Alderpersons side with Public Works Department in snowplowing debate
A representative of residents of the streets surrounding E.P. Rock Elementary School and Newton Field was unable to convince city officials to reverse a change in snowing operations there.
Freer Street homeowner Gordon Anderson met Thursday morning, Dec. 19, with an ad hoc committee of city representatives and a school official to see if a compromise could be reached.
Public Works and Parks Director Tom Zeuli and alderpersons Mary Yacoub and Kurt TeWinkel participated in the meeting in the council chambers at City Hall, along with Jim Stejskal, facilities and grounds supervisor for the Hudson School District.
The City Council called for the meeting when a group of neighborhood residents came to the council’s Dec. 2 meeting to protest the Public Works Department’s decision quit plowing all of the snow from streets toward the school property.
The practice apparently went on for close to 50 years.
Anderson, whom the council appointed to represent the neighborhood, proposed continuing to plow all the snow toward the school property for snowfalls of less than 9 or 10 inches.
In storms that dumped more snow than that, the city could plow it toward both side of the streets, Anderson suggested. He said the city could review how that worked early next fall.
But the problem with Anderson’s plan for Zeuli and three city plow operators in attendance was that it continued to require plows to drive into on-coming traffic.
“It’s just not the safe way to do things,” said Zeuli.
He said that in an increasingly litigious society, people are quick to sue if they feel the city is responsible for an accident.
A question often asked in court is whether the city was aware of a problem, Zeuli said. He said he didn’t want to say he was aware of a dangerous practice and didn’t do anything to attempt to change it.
Chuck Perlock, the Public Works supervisor, said he has had startled motorists shake a fist at him when they’ve had to veer into the on-coming traffic lane to avoid the plow he was driving.
“To me and my guys, it is a safety issue,” Perlock said.
He said plowing all the snow to the same side of the street also takes more time than plowing it both ways.
“We like to rock and roll out there on the streets,” said Perlock.

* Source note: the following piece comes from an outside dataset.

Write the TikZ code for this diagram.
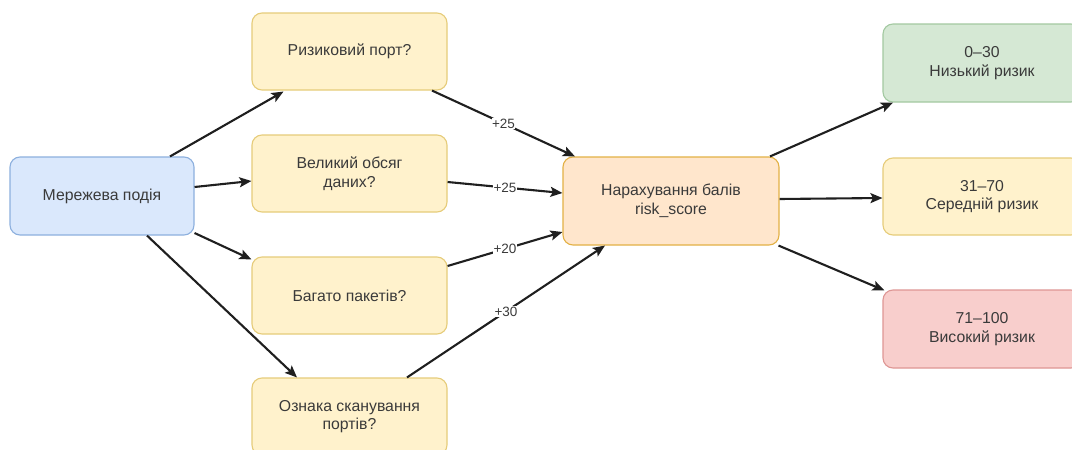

He said that when he heard the school district had requested a change in the plowing operation around E.P. Rock, he thought, “Thank God.”
Plow operators Dick Dembroski and Kevin Soltis also talked about the extra time it takes to plow the streets around E.P. Rock School because of the special practice.
The school district’s facilities and grounds supervisor said the district’s major concern was motorist sight lines at the entrances to E.P. Rock on 13th and Summer streets.
Stejskal said that last winter Police Chief Marty Jensen had pointed out the danger caused by high snow banks.
“There is extra cost in pushing it back,” he added.
Yacoub, chair of the council’s Public Safety Committee, indicated that she had to respect the opinions of the city plow operators.
“It doesn’t make sense,” she said of continuing the special treatment for the neighbors of E.P. Rock School, who until now haven’t had to deal with a berm of snow left at the end of their driveways when the plow passes by.
Yacoub said snow banks at the entrances to the school, and the intersection of 13th and Summer, are a safety concern.
When Yacoub and TeWinkel said they would back the Public Works Department’s decision to plow the snow to both sides of the streets around the school, Anderson it was, “further proof you can’t fight City Hall.”